O Barreiro
É a outra margem. O inóspito lugar de outra imagem: encarnada e impiedosa, sobremaneira politica, barulhenta e povoada de fatos-de-macaco e chaves-de-porcas. A viver nas alturas dos guindastes e das gruas e dos prédios encavalitados. Enfim, sempre assim pensei, quase num medo dos infernos da catequese. Até aos dias de agora, quando me decidi à travessia do Tejo disposto a confrontar a mitologia.
Basta a referida viagem náutica para abrandar a ira dos deuses...
As águas um modelo de quietude. O ferry absolutamente desprovido de pressas, a gozar também o fim da semana. E o Barreiro a tomar formas mais consistentes, depois da atracagem, ainda assim pouco entusiasmantes. Um parque de estacionamento, a fatal rotunda e uma breve ameaça da tremenda propriedade horizontal.
Também Gil Eanes se assustou na eminência do Bojador. Mas seguiu em frente... Nós (eu e o meu octogenário amigo) do mesmo modo procedemos, desta feita em marcha de infanteria, inquirindo aqui e ali, sobre o Barreiro primitivo, onde era?, até darmos com a placa «Zona histórica», essa tal que nos levaria aos encantos mais recônditos de antes da cavalgada dos humanos. O percurso não trepava orografias nem sociologias - somente ia andando nas proximidades ribeirinhas. Dando a conhecer, por exemplo, vestígios de moínhos de maré
e também dos seus parceiros impulsionados pelo vento, recuperados, visões do passado ou regalos do presente.

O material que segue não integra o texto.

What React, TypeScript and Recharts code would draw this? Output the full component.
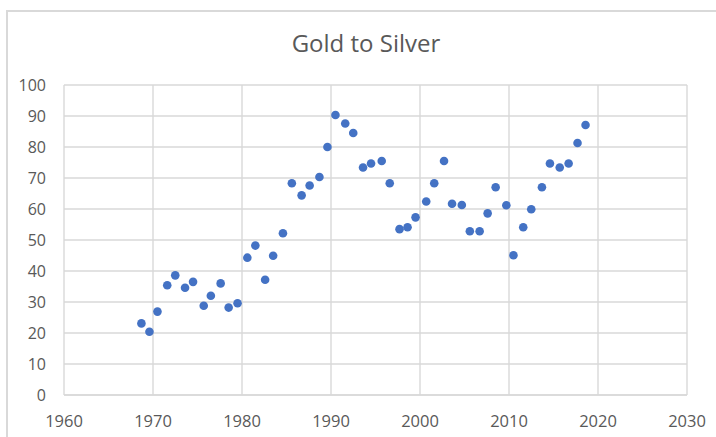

Outrossim no Barreiro uma Leticia, rainha da ameijoa ou do berbigão, dormindo sem sobressaltos a sua maré menor,
algo desmazelada, decerto, o outro lado do esplendor da magestade do Tejo. Eu diria: a sua intimidade. E, nela enfiadas, as omnipresentes damas de honor,
eternas vítimas da maledicência mas personagens jamais fora dos meus encantos. Gaivotas: ladras, pragas, zaragateiras... mas bonitas e bem postas. No Barreiro a demonstrarem que nem tudo é siderurgia, luta de classes e dormitórios.
O meu octogenário amigo contava os quilómetros corridos e reclamava cansado. A igreja paroquial não lhe podia valer, fechada como um túmulo, matéria somente, quase uma guilhotina fulminante sobre o pescoço do Espírito.
Foi o que a Magda nos confirmou, com um ar de "ali já ninguém mora, está esquecida"... A Magda, a proprietária do salvífico Moet, o bar onde mendigámos umas bifanas e umas canecas de cerveja, com o meu octogenário amigo assaltado por um súbito desempenho de galã, piropo sobre piropo,
e o patrão lá dentro a fatiar a carniça, a preparar-nos o comer e, por aquele andar, de faca em punho, sabe-se lá que mais... Enfim tudo correu bem, o meu octogenário amigo saciou-se, acalmou e foi a minha aberta para saber coisas. O Barreiro ali, além de um parque bem arborizado, são todas as ruecas de casinhas de um ou dois pisos. Algumas impecavelmente recuperadas mas estranhamente desabitadas; outras, muito depauperadas mas cheias de gente, roupa a secar na via pública, antenas parabólicas aos montes, carros mal estacionados...; um bom lote delas em completa ruína desaproveitada.
Outra vez a Magda elucidando, aquilo era o cancro do seu negócio, a vizinhança pouco amistosa e, por isso, a clientela mais arredia à noite. Gabámos-lhe a destemida decoração do bar, as duas cabeças de bovinos na parede, os muitos cartazes antigos publicitando espectáculos de tauromaquia, via-se bem, a política não passava na porta do Moet. E com o meu octogenário amigo protestando veementemente, encetámos a volta de regresso.
Aqui e ali, os primeiros vagidos desses enormes cogumelos que hoje se estendem por áreas infindas. E os restos mortais do casario que pereceu envenenado por eles... O comboio vem até à beira-rio. Vem de Setúbal, trará gente como nós a apanhar o barco,
mas não sei se, como nós, tão envolta no espanto desse todo que é o céu e as águas e os pequenos cometas que rompem o cinzento nessa gigantesca abóbada.